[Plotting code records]
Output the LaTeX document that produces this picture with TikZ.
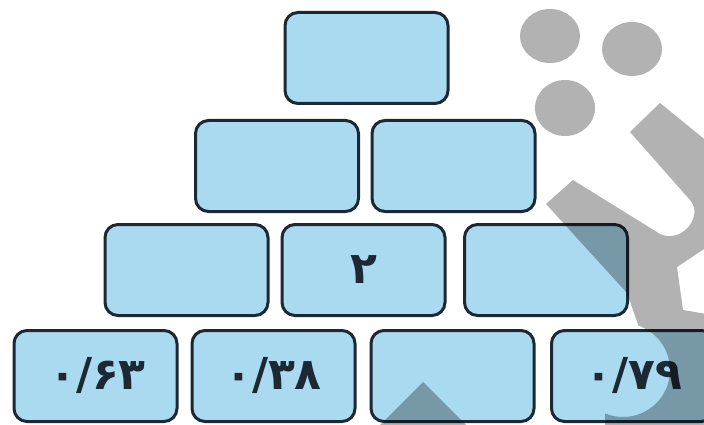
\documentclass[tikz,border=0pt]{standalone}
\usepackage{fontspec}
\newfontfamily\fa[Script=Arabic]{DejaVu Sans}
\definecolor{boxfill}{RGB}{170,218,240}
\definecolor{boxline}{RGB}{28,40,52}
\definecolor{wm}{RGB}{178,178,178}
\tikzset{
  brick/.style={draw=boxline, line width=3pt, fill=boxfill, rounded corners=13pt,
    minimum width=163pt, minimum height=91pt, inner sep=0pt,
    text=boxline, font=\fa\bfseries\fontsize{44}{44}\selectfont},
  mark wm/.style={fill=wm}
}
\begin{document}
\begin{tikzpicture}[x=1pt,y=-1pt]
\useasboundingbox (0,0) rectangle (704,425);
\clip (0,0) rectangle (704,425);
\fill[white] (0,0) rectangle (704,425);
% row 1
\node[brick] (a1) at (366.5,58) {};
% row 2
\node[brick] (b1) at (277,166) {};
\node[brick] (b2) at (453.5,166) {};
% row 3
\node[brick] (c1) at (186.5,270) {};
\node[brick] (c2) at (363.5,270) {۲};
\node[brick] (c3) at (546,270) {};
% row 4
\node[brick] (d1) at (95.5,376) {\hspace*{4pt}۰/۶۳};
\node[brick] (d2) at (273.5,376) {۰/۳۸};
\node[brick] (d3) at (452.5,376) {};
\node[brick] (d4) at (633,376) {\hspace*{2pt}۰/۷۹};
% watermark
\begin{scope}[blend mode=multiply]
  \fill[mark wm] (550,36) ellipse [x radius=30, y radius=27];
  \fill[mark wm] (632,49) ellipse [x radius=30, y radius=27];
  \fill[mark wm] (565,108) ellipse [x radius=30, y radius=28];
  \begin{scope}[even odd rule]
    \clip (-10,-10) rectangle (800,500) (623,370) circle[radius=47];
    \fill[mark wm] (546,204) -- (573,180) -- (660,234)
      .. controls (682,244) and (704,216) .. (690,200)
      -- (630,132) -- (660,103) -- (730,160) -- (730,245) -- (704,249)
      -- (677,267) -- (683,310) -- (730,318) -- (730,440) -- (605,440)
      -- (605,400) -- (640,330) -- (627,293) -- cycle;
  \end{scope}
  \fill[mark wm] (423,382) -- (470,429) -- (376,429) -- cycle;
\end{scope}
\end{tikzpicture}
\end{document}
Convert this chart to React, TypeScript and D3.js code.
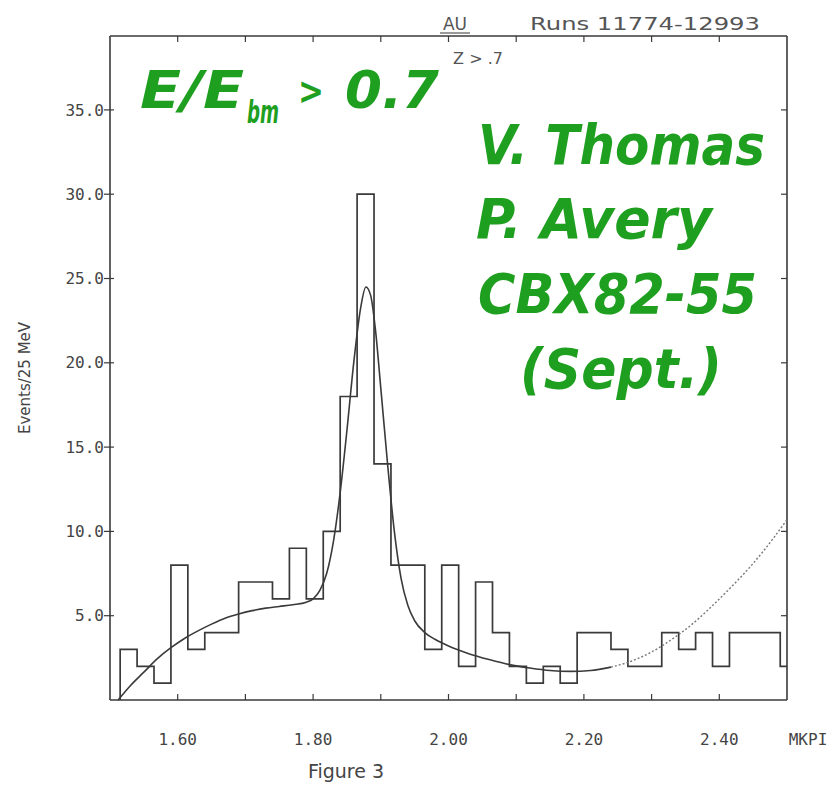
import React from 'react';
import * as d3 from 'd3';

const W = 833;
const H = 789;

// Histogram: Events / 25 MeV
const binStart = 1.515;
const binWidth = 0.025;
const counts = [3, 2, 1, 8, 3, 4, 4, 7, 7, 6, 9, 6, 10, 18, 30, 14, 8, 8, 3, 8, 2, 7, 4, 2, 1, 2, 1, 4, 4, 3, 2, 2, 4, 3, 4, 2, 4, 4, 4, 2];

// Fit curve
const fitX = [1.512, 1.53, 1.55, 1.57, 1.59, 1.61, 1.63, 1.65, 1.67, 1.69, 1.71, 1.73, 1.75, 1.77, 1.79, 1.8, 1.81, 1.82, 1.83, 1.84, 1.85, 1.86, 1.87, 1.878, 1.885, 1.892, 1.9, 1.91, 1.92, 1.93, 1.94, 1.95, 1.965, 1.98, 2.0, 2.03, 2.06, 2.09, 2.12, 2.15, 2.18, 2.21, 2.24, 2.27, 2.3, 2.33, 2.36, 2.39, 2.42, 2.45, 2.48, 2.5];
const fitY = [0, 0.85, 1.65, 2.45, 3.1, 3.65, 4.1, 4.5, 4.85, 5.1, 5.3, 5.45, 5.55, 5.65, 5.8, 6.0, 6.5, 7.5, 9.4, 12.3, 16.0, 20.0, 23.2, 24.5, 24.0, 22.0, 18.5, 14.0, 10.0, 7.2, 5.6, 4.7, 4.0, 3.6, 3.2, 2.75, 2.4, 2.1, 1.9, 1.75, 1.7, 1.75, 1.95, 2.3, 2.85, 3.6, 4.5, 5.6, 6.8, 8.1, 9.6, 10.7];
const dottedFrom = 2.24;

const xTickValues = [1.6, 1.7, 1.8, 1.9, 2.0, 2.1, 2.2, 2.3, 2.4];
const xLabelValues = [1.6, 1.8, 2.0, 2.2, 2.4];
const xLabels = ['1.60', '1.80', '2.00', '2.20', '2.40'];
const yTickValues = [5, 10, 15, 20, 25, 30, 35];
const yLabels = ['5.0', '10.0', '15.0', '20.0', '25.0', '30.0', '35.0'];

const greenLines = ['V. Thomas', 'P. Avery', 'CBX82-55', '(Sept.)'];

const INK = '#3a3a3a';
const GREEN = '#1f9f1f';

export default function App() {
  const left = 110, right = 787, top = 36, bottom = 700;
  const x = d3.scaleLinear().domain([1.5, 2.5]).range([left, right]);
  const y = d3.scaleLinear().domain([0, 35]).range([bottom, bottom - 35 * 16.86]);

  // histogram step vertices
  const verts: [number, number][] = [];
  verts.push([binStart, 0]);
  counts.forEach((c, i) => {
    const lo = binStart + i * binWidth;
    const hi = Math.min(lo + binWidth, 2.5);
    verts.push([lo, c]);
    verts.push([hi, c]);
  });
  const histLine = d3.line<[number, number]>().x(d => x(d[0])).y(d => y(d[1]));
  const histPath = histLine(verts) || '';

  const fitPts: [number, number][] = fitX.map((v, i) => [v, fitY[i]]);
  const fitLine = d3.line<[number, number]>().x(d => x(d[0])).y(d => y(d[1])).curve(d3.curveMonotoneX);
  const solidPath = fitLine(fitPts.filter(p => p[0] <= dottedFrom)) || '';
  const dottedPath = fitLine(fitPts.filter(p => p[0] >= dottedFrom)) || '';

  const greenY = [164, 238, 313, 388];
  const greenX = [478, 476, 478, 520];
  const greenLen = [287, 236, 279, 202];

  return (
    <svg width={W} height={H} style={{ position: 'absolute', left: 0, top: 0, background: '#fff' }}>
      <rect x={0} y={0} width={W} height={H} fill="#fff" />
      {/* frame */}
      <g stroke={INK} strokeWidth={1.6} fill="none">
        <line x1={left} y1={top} x2={right} y2={top} />
        <line x1={left} y1={top} x2={left} y2={bottom} />
        <line x1={right} y1={top} x2={right} y2={bottom} />
        <line x1={left} y1={bottom} x2={right} y2={bottom} />
      </g>
      {/* x ticks */}
      <g stroke={INK} strokeWidth={1.2}>
        {xTickValues.map(v => (
          <g key={v}>
            <line x1={x(v)} y1={bottom} x2={x(v)} y2={bottom - 6} />
            <line x1={x(v)} y1={top} x2={x(v)} y2={top + 6} />
          </g>
        ))}
        {yTickValues.map(v => (
          <g key={v}>
            <line x1={left - 6} y1={y(v)} x2={left + 4} y2={y(v)} />
            <line x1={right - 6} y1={y(v)} x2={right} y2={y(v)} />
          </g>
        ))}
      </g>
      {/* tick labels */}
      <g fontFamily="'DejaVu Sans Mono', monospace" fontSize={16} fill="#444">
        {yTickValues.map((v, i) => (
          <text key={v} x={left - 6} y={y(v)} dy="0.35em" textAnchor="end">{yLabels[i]}</text>
        ))}
        {xLabelValues.map((v, i) => (
          <text key={v} x={x(v)} y={745} textAnchor="middle">{xLabels[i]}</text>
        ))}
        <text x={808} y={745} textAnchor="middle">MKPI</text>
      </g>
      <text transform="translate(30,378) rotate(-90)" textAnchor="middle" fontFamily="'DejaVu Sans', sans-serif" fontSize={15} fill="#444">Events/25 MeV</text>
      <text x={346} y={778} textAnchor="middle" fontFamily="'DejaVu Sans', sans-serif" fontSize={19} fill="#444">Figure 3</text>
      {/* top annotations */}
      <g fontFamily="'DejaVu Sans', sans-serif" fill="#555" fontSize={17}>
        <text x={455} y={30} textAnchor="middle">AU</text>
        <text x={530} y={30} textLength={230} lengthAdjust="spacingAndGlyphs">Runs 11774-12993</text>
        <text x={478} y={64} textAnchor="middle" fontSize={16}>Z &gt; .7</text>
      </g>
      <line x1={440} y1={33} x2={470} y2={33} stroke="#555" strokeWidth={1.2} />
      {/* histogram */}
      <path d={histPath} fill="none" stroke={INK} strokeWidth={1.7} />
      {/* fit */}
      <path d={solidPath} fill="none" stroke={INK} strokeWidth={1.6} />
      <path d={dottedPath} fill="none" stroke="#777" strokeWidth={1.4} strokeDasharray="2,2" />
      {/* green annotations */}
      <g fill={GREEN} fontFamily="'DejaVu Sans', sans-serif" fontWeight="bold" fontStyle="italic">
        <text x={140} y={108} fontSize={52} textLength={104} lengthAdjust="spacingAndGlyphs">E/E</text>
        <text x={247} y={123} fontSize={32} textLength={32} lengthAdjust="spacingAndGlyphs">bm</text>
        <text x={298} y={104} fontSize={38} textLength={26} lengthAdjust="spacingAndGlyphs">&gt;</text>
        <text x={345} y={108} fontSize={52} textLength={94} lengthAdjust="spacingAndGlyphs">0.7</text>
        {greenLines.map((t, i) => (
          <text key={t} x={greenX[i]} y={greenY[i]} fontSize={56} textLength={greenLen[i]} lengthAdjust="spacingAndGlyphs">{t}</text>
        ))}
      </g>
    </svg>
  );
}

_Given exercise_
Give again, exactly as written, only the lines that start at the one with "Convert this chart" and end at the one with "2, 4, 4, 4, 2];", both included. Skip any pictures.

_Completed task_
Convert this chart to React, TypeScript and D3.js code.
import React from 'react';
import * as d3 from 'd3';

const W = 833;
const H = 789;

// Histogram: Events / 25 MeV
const binStart = 1.515;
const binWidth = 0.025;
const counts = [3, 2, 1, 8, 3, 4, 4, 7, 7, 6, 9, 6, 10, 18, 30, 14, 8, 8, 3, 8, 2, 7, 4, 2, 1, 2, 1, 4, 4, 3, 2, 2, 4, 3, 4, 2, 4, 4, 4, 2];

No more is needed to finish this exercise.